» **GIVEN PROBLEM**
Only the lines from the start up to and including the line containing "ax.plot(xr, [slope *" should be repeated, word for word.

» **LISTED ENTRIES**
═══

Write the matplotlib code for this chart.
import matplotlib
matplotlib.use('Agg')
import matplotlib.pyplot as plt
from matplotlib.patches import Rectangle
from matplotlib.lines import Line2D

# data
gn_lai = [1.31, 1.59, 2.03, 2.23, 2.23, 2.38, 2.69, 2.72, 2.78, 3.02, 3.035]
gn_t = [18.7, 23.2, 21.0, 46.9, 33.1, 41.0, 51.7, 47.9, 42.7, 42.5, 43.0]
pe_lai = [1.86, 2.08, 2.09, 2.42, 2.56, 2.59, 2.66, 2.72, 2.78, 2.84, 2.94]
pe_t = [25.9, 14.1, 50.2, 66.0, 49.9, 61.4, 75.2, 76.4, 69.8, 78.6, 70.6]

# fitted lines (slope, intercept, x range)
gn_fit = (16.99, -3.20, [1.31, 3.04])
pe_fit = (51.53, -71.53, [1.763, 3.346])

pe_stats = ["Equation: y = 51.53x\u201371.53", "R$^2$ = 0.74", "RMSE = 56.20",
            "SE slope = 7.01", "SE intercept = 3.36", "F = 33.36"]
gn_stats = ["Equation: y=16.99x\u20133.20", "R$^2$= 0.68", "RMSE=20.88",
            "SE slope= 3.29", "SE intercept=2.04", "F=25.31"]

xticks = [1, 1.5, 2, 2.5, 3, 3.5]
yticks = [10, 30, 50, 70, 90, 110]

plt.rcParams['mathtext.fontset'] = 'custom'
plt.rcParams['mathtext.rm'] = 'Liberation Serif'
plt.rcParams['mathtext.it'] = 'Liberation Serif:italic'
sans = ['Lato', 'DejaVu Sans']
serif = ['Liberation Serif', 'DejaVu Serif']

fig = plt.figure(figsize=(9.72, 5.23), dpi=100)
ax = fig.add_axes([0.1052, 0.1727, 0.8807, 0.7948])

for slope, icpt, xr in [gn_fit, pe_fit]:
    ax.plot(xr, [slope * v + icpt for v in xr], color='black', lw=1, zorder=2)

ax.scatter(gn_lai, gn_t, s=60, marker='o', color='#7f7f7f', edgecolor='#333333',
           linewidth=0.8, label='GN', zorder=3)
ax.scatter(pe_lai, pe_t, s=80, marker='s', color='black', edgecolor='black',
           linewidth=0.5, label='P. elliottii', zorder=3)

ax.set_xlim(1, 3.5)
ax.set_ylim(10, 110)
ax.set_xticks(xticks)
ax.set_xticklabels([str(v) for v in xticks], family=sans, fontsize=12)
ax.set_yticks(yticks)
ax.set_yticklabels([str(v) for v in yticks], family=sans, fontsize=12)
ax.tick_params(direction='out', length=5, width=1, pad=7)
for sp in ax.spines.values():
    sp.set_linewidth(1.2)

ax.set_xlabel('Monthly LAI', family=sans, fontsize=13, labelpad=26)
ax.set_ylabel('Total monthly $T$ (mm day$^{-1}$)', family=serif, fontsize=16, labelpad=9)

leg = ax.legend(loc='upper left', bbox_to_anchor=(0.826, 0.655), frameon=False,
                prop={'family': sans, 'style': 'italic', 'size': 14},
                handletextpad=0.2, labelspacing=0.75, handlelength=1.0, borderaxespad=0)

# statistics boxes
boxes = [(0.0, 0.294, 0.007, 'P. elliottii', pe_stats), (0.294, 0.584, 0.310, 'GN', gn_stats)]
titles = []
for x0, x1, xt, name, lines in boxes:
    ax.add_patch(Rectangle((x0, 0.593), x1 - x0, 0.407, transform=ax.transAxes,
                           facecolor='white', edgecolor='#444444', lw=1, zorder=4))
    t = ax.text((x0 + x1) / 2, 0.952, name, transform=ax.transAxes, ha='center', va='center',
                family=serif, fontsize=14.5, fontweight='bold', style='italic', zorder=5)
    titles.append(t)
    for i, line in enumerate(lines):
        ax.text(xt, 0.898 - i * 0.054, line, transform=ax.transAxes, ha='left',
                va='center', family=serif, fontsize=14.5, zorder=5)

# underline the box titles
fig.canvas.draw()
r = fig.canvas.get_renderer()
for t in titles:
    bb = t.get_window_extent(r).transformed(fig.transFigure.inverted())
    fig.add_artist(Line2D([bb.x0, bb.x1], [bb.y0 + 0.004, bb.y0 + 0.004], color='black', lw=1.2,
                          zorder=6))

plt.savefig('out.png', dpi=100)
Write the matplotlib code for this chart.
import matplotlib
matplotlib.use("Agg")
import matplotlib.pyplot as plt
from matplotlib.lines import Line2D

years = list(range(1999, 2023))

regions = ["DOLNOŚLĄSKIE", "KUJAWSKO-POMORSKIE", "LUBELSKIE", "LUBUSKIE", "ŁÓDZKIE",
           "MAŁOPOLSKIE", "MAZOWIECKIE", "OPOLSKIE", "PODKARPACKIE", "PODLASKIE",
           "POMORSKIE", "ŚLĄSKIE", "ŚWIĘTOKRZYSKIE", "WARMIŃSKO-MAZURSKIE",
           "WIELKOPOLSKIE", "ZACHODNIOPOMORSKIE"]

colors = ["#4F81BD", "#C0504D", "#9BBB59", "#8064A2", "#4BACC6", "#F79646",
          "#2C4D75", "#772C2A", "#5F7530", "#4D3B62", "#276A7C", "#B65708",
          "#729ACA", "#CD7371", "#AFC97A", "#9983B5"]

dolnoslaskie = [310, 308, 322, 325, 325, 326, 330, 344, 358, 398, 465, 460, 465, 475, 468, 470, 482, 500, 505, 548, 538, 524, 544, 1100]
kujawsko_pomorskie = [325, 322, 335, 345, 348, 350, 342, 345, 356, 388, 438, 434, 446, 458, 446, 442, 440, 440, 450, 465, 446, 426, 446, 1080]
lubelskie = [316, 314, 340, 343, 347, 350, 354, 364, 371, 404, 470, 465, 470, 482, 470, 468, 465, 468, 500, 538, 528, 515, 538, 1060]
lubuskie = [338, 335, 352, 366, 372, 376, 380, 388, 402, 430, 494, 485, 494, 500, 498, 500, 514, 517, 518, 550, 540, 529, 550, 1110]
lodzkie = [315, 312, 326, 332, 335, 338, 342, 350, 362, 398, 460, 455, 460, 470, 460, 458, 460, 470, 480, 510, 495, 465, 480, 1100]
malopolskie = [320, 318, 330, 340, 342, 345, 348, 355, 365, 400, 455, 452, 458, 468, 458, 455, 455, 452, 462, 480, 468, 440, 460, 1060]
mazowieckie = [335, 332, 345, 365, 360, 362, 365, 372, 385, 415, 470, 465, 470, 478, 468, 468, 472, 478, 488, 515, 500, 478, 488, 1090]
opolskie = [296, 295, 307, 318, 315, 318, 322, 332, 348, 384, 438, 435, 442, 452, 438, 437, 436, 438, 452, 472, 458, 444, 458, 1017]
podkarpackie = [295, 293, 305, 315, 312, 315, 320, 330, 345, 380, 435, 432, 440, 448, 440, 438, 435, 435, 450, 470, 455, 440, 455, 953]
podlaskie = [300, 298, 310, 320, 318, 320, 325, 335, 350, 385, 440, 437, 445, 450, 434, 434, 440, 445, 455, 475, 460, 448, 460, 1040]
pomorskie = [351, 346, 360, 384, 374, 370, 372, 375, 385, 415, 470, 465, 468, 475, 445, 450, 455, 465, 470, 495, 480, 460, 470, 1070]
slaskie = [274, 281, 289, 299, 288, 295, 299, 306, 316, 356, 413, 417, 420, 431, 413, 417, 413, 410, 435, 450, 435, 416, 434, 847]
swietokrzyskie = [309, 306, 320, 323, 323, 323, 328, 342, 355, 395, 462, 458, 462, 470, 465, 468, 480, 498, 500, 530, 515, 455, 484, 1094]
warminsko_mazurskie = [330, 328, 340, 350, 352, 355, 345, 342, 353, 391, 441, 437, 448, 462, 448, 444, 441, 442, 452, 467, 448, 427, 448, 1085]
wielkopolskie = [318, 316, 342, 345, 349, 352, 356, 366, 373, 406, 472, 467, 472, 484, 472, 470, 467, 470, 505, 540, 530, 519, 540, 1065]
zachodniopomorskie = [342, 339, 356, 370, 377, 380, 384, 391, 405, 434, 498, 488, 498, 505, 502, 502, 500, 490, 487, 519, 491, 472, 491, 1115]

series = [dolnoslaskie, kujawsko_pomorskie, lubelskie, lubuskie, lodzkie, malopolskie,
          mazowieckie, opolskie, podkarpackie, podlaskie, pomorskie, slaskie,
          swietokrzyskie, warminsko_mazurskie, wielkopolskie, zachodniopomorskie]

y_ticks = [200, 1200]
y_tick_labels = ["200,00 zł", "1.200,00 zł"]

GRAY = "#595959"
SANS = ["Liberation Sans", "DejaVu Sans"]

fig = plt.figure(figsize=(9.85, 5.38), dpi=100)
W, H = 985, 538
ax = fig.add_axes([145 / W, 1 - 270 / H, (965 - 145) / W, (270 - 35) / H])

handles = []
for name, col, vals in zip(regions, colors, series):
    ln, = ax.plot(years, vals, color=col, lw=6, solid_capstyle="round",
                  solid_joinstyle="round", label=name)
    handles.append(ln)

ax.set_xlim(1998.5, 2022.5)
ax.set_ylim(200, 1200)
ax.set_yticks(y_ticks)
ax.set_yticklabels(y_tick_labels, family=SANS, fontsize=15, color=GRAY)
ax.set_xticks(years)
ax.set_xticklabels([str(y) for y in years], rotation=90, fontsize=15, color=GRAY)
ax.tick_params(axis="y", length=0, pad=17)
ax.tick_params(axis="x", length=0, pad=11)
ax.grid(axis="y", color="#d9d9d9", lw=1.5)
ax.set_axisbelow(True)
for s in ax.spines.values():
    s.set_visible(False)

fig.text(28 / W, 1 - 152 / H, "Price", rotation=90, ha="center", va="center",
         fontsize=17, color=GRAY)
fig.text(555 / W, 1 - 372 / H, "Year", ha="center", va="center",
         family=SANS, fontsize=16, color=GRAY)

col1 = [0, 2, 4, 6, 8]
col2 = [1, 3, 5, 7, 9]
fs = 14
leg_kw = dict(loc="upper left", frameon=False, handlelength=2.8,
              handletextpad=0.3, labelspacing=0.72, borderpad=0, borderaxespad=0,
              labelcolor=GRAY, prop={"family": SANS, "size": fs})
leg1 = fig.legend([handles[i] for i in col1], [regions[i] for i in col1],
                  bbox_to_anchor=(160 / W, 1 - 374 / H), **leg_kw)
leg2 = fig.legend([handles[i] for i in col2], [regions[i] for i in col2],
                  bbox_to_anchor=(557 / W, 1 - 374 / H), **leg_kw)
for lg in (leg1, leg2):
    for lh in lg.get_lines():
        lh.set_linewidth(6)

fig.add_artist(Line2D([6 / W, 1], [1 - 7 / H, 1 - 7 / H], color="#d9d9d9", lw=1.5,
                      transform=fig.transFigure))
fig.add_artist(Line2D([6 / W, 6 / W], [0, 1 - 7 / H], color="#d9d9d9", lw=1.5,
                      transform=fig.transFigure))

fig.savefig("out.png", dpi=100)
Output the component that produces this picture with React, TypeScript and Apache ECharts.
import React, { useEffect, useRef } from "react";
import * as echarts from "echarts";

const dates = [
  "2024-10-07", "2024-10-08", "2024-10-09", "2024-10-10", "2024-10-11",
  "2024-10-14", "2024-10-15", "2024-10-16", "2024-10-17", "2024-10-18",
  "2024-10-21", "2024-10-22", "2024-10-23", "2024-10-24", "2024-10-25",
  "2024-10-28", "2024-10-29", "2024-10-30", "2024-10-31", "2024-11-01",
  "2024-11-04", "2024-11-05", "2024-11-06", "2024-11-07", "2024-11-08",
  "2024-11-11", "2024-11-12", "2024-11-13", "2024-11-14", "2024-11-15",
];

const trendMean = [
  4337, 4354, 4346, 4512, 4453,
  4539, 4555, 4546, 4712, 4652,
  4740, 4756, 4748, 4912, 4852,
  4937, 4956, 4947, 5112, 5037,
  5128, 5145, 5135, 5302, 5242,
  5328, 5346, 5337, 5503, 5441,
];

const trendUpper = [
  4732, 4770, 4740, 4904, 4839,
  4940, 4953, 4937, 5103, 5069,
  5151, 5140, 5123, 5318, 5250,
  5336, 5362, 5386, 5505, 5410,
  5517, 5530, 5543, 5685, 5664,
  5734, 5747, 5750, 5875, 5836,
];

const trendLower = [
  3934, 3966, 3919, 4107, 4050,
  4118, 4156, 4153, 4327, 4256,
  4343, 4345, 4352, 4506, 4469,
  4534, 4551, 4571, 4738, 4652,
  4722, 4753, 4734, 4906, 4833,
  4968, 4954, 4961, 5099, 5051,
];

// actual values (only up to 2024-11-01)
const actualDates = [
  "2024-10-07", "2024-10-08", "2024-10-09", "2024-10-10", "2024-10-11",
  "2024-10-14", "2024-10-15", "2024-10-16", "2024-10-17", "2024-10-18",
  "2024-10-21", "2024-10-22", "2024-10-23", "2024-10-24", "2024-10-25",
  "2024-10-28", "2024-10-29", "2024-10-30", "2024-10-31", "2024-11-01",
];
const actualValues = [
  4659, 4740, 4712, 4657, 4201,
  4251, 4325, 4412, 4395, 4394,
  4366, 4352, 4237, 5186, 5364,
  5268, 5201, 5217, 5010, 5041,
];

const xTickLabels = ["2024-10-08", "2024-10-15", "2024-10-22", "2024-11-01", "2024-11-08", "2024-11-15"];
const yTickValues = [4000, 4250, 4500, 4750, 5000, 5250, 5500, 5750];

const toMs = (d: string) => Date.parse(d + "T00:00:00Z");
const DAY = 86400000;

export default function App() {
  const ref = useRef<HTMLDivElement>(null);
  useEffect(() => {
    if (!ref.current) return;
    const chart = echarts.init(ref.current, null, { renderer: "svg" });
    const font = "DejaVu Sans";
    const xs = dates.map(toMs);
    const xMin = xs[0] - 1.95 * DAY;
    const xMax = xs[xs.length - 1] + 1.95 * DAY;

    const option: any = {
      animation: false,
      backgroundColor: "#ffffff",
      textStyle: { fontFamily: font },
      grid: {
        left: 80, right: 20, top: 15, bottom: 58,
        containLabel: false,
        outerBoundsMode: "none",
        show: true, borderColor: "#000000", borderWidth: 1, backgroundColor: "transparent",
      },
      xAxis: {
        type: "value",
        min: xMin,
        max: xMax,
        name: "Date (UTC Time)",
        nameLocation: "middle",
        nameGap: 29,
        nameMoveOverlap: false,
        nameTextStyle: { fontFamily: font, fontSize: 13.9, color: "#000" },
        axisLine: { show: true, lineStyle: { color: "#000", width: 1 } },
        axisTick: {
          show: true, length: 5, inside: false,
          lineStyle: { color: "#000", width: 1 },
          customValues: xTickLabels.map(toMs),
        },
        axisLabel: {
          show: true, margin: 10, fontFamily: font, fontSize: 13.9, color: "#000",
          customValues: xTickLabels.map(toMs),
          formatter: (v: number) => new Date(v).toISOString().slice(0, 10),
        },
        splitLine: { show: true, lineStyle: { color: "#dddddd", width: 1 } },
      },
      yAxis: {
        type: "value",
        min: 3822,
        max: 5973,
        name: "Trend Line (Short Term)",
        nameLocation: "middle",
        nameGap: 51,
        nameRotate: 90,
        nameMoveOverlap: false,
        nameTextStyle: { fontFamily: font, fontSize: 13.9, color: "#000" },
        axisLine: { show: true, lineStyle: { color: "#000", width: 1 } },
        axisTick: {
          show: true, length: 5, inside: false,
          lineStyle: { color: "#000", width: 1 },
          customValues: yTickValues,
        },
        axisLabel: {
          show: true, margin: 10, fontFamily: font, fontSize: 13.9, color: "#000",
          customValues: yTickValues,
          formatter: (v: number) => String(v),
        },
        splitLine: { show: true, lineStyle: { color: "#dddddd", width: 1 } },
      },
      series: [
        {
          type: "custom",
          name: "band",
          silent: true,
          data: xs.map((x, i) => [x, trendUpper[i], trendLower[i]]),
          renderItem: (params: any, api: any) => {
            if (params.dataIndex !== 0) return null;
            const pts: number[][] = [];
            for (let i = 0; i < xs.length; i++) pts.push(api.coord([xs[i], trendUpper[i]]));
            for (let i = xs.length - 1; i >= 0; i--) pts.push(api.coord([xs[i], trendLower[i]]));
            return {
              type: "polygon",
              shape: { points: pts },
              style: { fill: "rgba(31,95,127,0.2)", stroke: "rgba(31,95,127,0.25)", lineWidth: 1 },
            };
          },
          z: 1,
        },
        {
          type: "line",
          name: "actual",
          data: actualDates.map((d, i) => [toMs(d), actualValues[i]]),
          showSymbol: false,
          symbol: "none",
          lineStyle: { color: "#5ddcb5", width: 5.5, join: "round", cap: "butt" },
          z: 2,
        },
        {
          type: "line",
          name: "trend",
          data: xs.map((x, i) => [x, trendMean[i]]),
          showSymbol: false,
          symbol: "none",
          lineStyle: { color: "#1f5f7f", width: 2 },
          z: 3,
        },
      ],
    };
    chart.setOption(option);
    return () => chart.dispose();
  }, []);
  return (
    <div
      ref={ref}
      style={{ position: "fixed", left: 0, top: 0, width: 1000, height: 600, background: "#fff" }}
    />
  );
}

═══

» **SOLVED EXERCISE**
Write the matplotlib code for this chart.
import matplotlib
matplotlib.use('Agg')
import matplotlib.pyplot as plt
from matplotlib.patches import Rectangle
from matplotlib.lines import Line2D

# data
gn_lai = [1.31, 1.59, 2.03, 2.23, 2.23, 2.38, 2.69, 2.72, 2.78, 3.02, 3.035]
gn_t = [18.7, 23.2, 21.0, 46.9, 33.1, 41.0, 51.7, 47.9, 42.7, 42.5, 43.0]
pe_lai = [1.86, 2.08, 2.09, 2.42, 2.56, 2.59, 2.66, 2.72, 2.78, 2.84, 2.94]
pe_t = [25.9, 14.1, 50.2, 66.0, 49.9, 61.4, 75.2, 76.4, 69.8, 78.6, 70.6]

# fitted lines (slope, intercept, x range)
gn_fit = (16.99, -3.20, [1.31, 3.04])
pe_fit = (51.53, -71.53, [1.763, 3.346])

pe_stats = ["Equation: y = 51.53x\u201371.53", "R$^2$ = 0.74", "RMSE = 56.20",
            "SE slope = 7.01", "SE intercept = 3.36", "F = 33.36"]
gn_stats = ["Equation: y=16.99x\u20133.20", "R$^2$= 0.68", "RMSE=20.88",
            "SE slope= 3.29", "SE intercept=2.04", "F=25.31"]

xticks = [1, 1.5, 2, 2.5, 3, 3.5]
yticks = [10, 30, 50, 70, 90, 110]

plt.rcParams['mathtext.fontset'] = 'custom'
plt.rcParams['mathtext.rm'] = 'Liberation Serif'
plt.rcParams['mathtext.it'] = 'Liberation Serif:italic'
sans = ['Lato', 'DejaVu Sans']
serif = ['Liberation Serif', 'DejaVu Serif']

fig = plt.figure(figsize=(9.72, 5.23), dpi=100)
ax = fig.add_axes([0.1052, 0.1727, 0.8807, 0.7948])

for slope, icpt, xr in [gn_fit, pe_fit]:
    ax.plot(xr, [slope * v + icpt for v in xr], color='black', lw=1, zorder=2)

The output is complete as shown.